Off-screen. We don't get to see any of it, because Elspeth has been kidnapped by Ariel, and spends an uncomfortable night chained in the hold of a ship. When she's freed the next morning, we are informed that Dragon rode into the city on a black horse and summoned the vision of a dragon and was generally magnificent. Things that would have made the book better: letting Elspeth witness that. Also, moving the incident at least five hundred pages earlier instead of faffing about in Habitat so damn long.

I feel a bit mean for complaining about Habitat for so much, because one of the Habitat characters is based on a friend of Carmody's who died while she was writing the Obernewtyn Chronicles, so no wonder it went on so long - but someone really needed to tell her to edit it down severely.

But where was I? There's just been a rebellion in Redport.
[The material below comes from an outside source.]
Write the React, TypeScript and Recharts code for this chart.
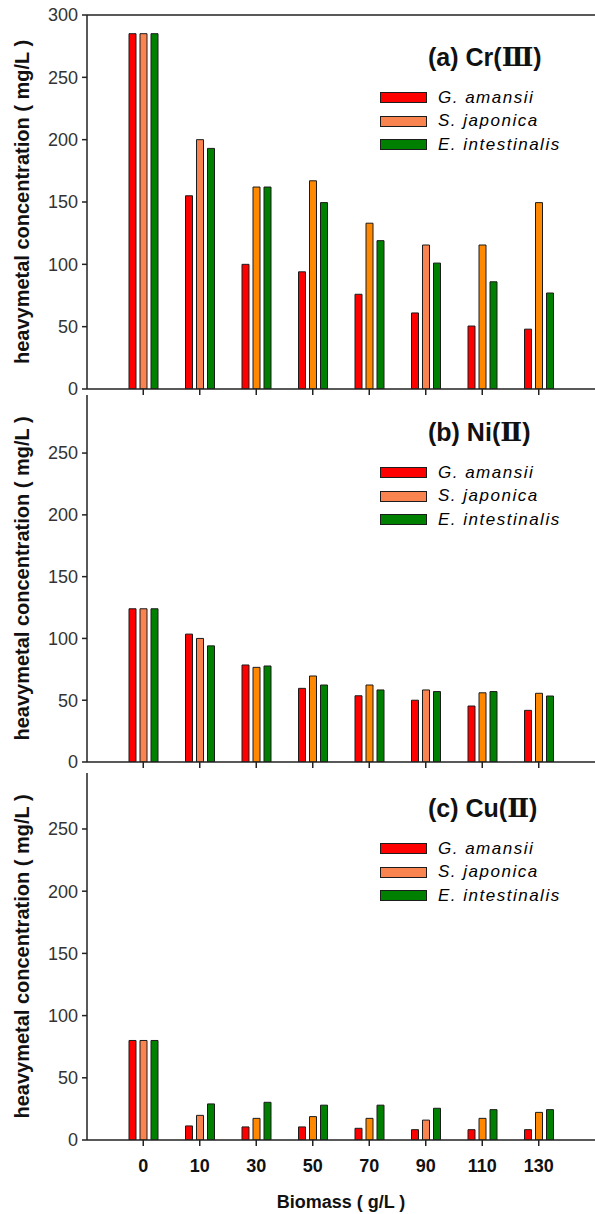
import { BarChart, Bar, XAxis, YAxis, Legend, ReferenceLine, Cell } from 'recharts';

const categories = ['0', '10', '30', '50', '70', '90', '110', '130'];

const crG = [285, 155, 100, 94, 76, 61, 50.5, 48];
const crS = [285, 200, 162, 167, 133, 115.5, 115.5, 149.5];
const crE = [285, 193, 162, 149.5, 119, 101, 86, 77];

const niG = [124, 103.5, 78.5, 59.6, 53.6, 50, 45.3, 41.8];
const niS = [124, 100, 76.6, 69.6, 62.3, 58.3, 56, 55.6];
const niE = [124, 94, 77.7, 62.3, 58.3, 57, 57, 53.4];

const cuG = [80, 11.3, 10.5, 10.5, 9.4, 8.3, 8.3, 8.3];
const cuS = [80, 19.8, 17.4, 18.8, 17.4, 16, 17.4, 22.2];
const cuE = [80, 29, 30.3, 28, 28, 25.5, 24.4, 24.4];

const seriesNames = ['G. amansii', 'S. japonica', 'E. intestinalis'];
const yTicksFull = [0, 50, 100, 150, 200, 250, 300];
const yTicksShort = [0, 50, 100, 150, 200, 250];

const RED = '#FF0000';
const SALMON = '#FA8450';
const ORANGE = '#FF8800';
const GREEN = '#008000';
const EDGE = '#1c1c1c';
// the S. japonica bars were drawn in two slightly different oranges
const sjFills = [SALMON, SALMON, ORANGE, ORANGE, ORANGE, SALMON, ORANGE, ORANGE];
const legendFills = [RED, SALMON, GREEN];

const FONT = '"Liberation Sans", Arial, sans-serif';

function YLabel(props: any) {
  const vb = props.viewBox || {};
  const cy = vb.y + vb.height / 2;
  return (
    <text
      x={22}
      y={cy}
      transform={`rotate(-90 22 ${cy})`}
      textAnchor="middle"
      dominantBaseline="central"
      fontFamily={FONT}
      fontWeight="bold"
      fontSize={20}
      fill="#111"
    >
      heavymetal concentration ( mg/L )
    </text>
  );
}

function PanelLegend({ title, numeral }: { title: string; numeral: string }) {
  return (
    <div style={{ fontFamily: FONT }}>
      <div
        style={{
          fontSize: 25,
          fontWeight: 'bold',
          color: '#111',
          marginLeft: 48,
          height: 28,
          lineHeight: '28px',
          whiteSpace: 'nowrap',
          overflow: 'visible',
        }}
      >
        {title}(
        <span style={{ fontFamily: '"DejaVu Serif", serif', fontWeight: 'bold', fontSize: 26, lineHeight: '28px' }}>
          {numeral}
        </span>
        )
      </div>
      <div style={{ marginTop: 15 }}>
        {seriesNames.map((n, i) => (
          <div key={n} style={{ display: 'flex', alignItems: 'center', height: 23.5 }}>
            <span
              style={{
                display: 'inline-block',
                width: 45,
                height: 9,
                background: legendFills[i],
                border: `1px solid ${EDGE}`,
                marginRight: 11,
              }}
            />
            <span style={{ fontStyle: 'italic', fontSize: 17, color: '#000', letterSpacing: 1.5, whiteSpace: 'nowrap' }}>{n}</span>
          </div>
        ))}
      </div>
    </div>
  );
}

interface PanelProps {
  title: string;
  numeral: string;
  g: number[];
  s: number[];
  e: number[];
  top: number;
  marginTop: number;
  plotHeight: number;
  xAxisHeight: number;
  yMax: number;
  yTicks: number[];
  showX?: boolean;
  frameTop?: boolean;
  legendTop: number;
}

function Panel({ title, numeral, g, s, e, top, marginTop, plotHeight, xAxisHeight, yMax, yTicks, showX, frameTop, legendTop }: PanelProps) {
  const data = categories.map((c, i) => ({ cat: c, g: g[i], s: s[i], e: e[i] }));
  const height = marginTop + plotHeight + xAxisHeight;
  return (
    <div style={{ position: 'absolute', left: 0, top }}>
      <BarChart
        width={595}
        height={height}
        data={data}
        margin={{ top: marginTop, right: 0, bottom: 0, left: 7 }}
        barSize={7}
        barGap={4}
      >
        <XAxis
          dataKey="cat"
          height={xAxisHeight}
          padding={{ left: 28, right: 28 }}
          stroke="#222"
          strokeWidth={1.5}
          tickSize={6}
          tickMargin={13}
          interval={0}
          tick={showX ? { fill: '#111', fontSize: 18, fontWeight: 'bold', fontFamily: FONT } : () => <g />}
          label={
            showX
              ? { value: 'Biomass ( g/L )', position: 'insideBottom', offset: 6, fill: '#111', fontSize: 18, fontWeight: 'bold', fontFamily: FONT }
              : undefined
          }
        />
        <YAxis
          width={80}
          domain={[0, yMax]}
          ticks={yTicks}
          interval={0}
          allowDataOverflow
          stroke="#222"
          strokeWidth={1.5}
          tickSize={5}
          tickMargin={4}
          tick={{ fill: '#333', fontSize: 18, fontFamily: FONT }}
          label={{ content: YLabel }}
        />
        {frameTop && <ReferenceLine y={yMax} stroke="#222" strokeWidth={1.5} />}
        <Legend
          layout="vertical"
          align="center"
          verticalAlign="middle"
          wrapperStyle={{ left: 380, top: legendTop, width: 215 }}
          content={() => <PanelLegend title={title} numeral={numeral} />}
        />
        <Bar dataKey="g" name={seriesNames[0]} fill={RED} stroke={EDGE} strokeWidth={1} isAnimationActive={false} />
        <Bar dataKey="s" name={seriesNames[1]} fill={SALMON} stroke={EDGE} strokeWidth={1} isAnimationActive={false}>
          {data.map((d, i) => (
            <Cell key={d.cat} fill={sjFills[i]} />
          ))}
        </Bar>
        <Bar dataKey="e" name={seriesNames[2]} fill={GREEN} stroke={EDGE} strokeWidth={1} isAnimationActive={false} />
      </BarChart>
    </div>
  );
}

export default function App() {
  return (
    <div style={{ position: 'absolute', left: 0, top: 0, width: 595, height: 1214, background: '#fff', fontFamily: FONT }}>
      <Panel
        title="(a) Cr"
        numeral="Ⅲ"
        g={crG}
        s={crS}
        e={crE}
        top={0}
        marginTop={15}
        plotHeight={374}
        xAxisHeight={12}
        yMax={300}
        yTicks={yTicksFull}
        frameTop
        legendTop={43}
      />
      <Panel
        title="(b) Ni"
        numeral="Ⅱ"
        g={niG}
        s={niS}
        e={niE}
        top={390}
        marginTop={5}
        plotHeight={367}
        xAxisHeight={12}
        yMax={297}
        yTicks={yTicksShort}
        legendTop={28}
      />
      <Panel
        title="(c) Cu"
        numeral="Ⅱ"
        g={cuG}
        s={cuS}
        e={cuE}
        top={768}
        marginTop={5}
        plotHeight={367}
        xAxisHeight={74}
        yMax={295}
        yTicks={yTicksShort}
        showX
        legendTop={26}
      />
    </div>
  );
}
But no time to linger! Elspeth needs to go complete her quest! The moment of high drama has arrived! Can Elspeth - SHUT DOWN A COMPUTER?

It has somehow survived hundreds of years and a nuclear holocaust without breaking down on its own. If the book were stronger I would probably go with it (although this is the third underground bunker supercomputer that has remained functional for hundreds of years introduced in this series), but as it is there is very little to distract me from the basic unlikeliness of this.

So she shuts down the computer. But wait! There's a backdoor hack into the weapons computer which Elspeth's nemesis, Ariel, intends to use! He kidnaps her and then kills one of her companions in front of her to make her talk - Swallow, in case you were wondering - but of course Elspeth is stalwart, even when it turns out that Ariel has kidnapped Elspeth's beloved Rushton YET AGAIN (we're up to three Rushton kidnappings in this series) and is controlling him so he is trapped, still conscious, inside his own body, where he will have to watch himself behead all these people to force Elspeth to talk.

But Ariel is thwarted and killed before Rushton can kill anyone, and despite the fact that he has been marooned and sold into slavery and just generally had a pretty terrible year, Rushton is more or less instantly ready to fling himself into Elspeth's arms, because we've only got a hundred pages left and there's no time to really dig into this traumatic experience, okay. You might think a hundred pages would offer enough space, but you would be wrong, we've got some more featureless wastes to cross first, because Elspeth needs to lead the animals to a land with no humans in it.

Do you remember the prophecy that Elspeth would never return to Obernewtyn? It comes true because there's an enormous earthquake as Elspeth is leading the animals to Eden (that is literally the name, Eden), which separates Eden from Redport and means that Elspeth can Never Return.

But! But! What is MOST AGGRAVATING is that, as Elspeth herself notes, there was no need for her to go to Eden at all. An androne showed up to show the animals to Eden, so Elspeth could have stayed in Redport with her friends, but, quoth Maruman, Elspeth's faithful cat companion, "Sentinel did not bring you to Eden because she needed you. She brought you because you had played your part faithfully. She brought you to Eden as a reward."

Elspeth will never see any of the people she loves ever again (save Rushton, who came with her) or go home to her beloved Obernewtyn. That's her reward for saving the world! WHAT KIND OF REWARD IS THAT.

I realize that there was a prophecy and everything, but honestly so much of Elspeth's life has been dictated by prophecies that I would have been 100% okay with her bucking this one and going the fuck home.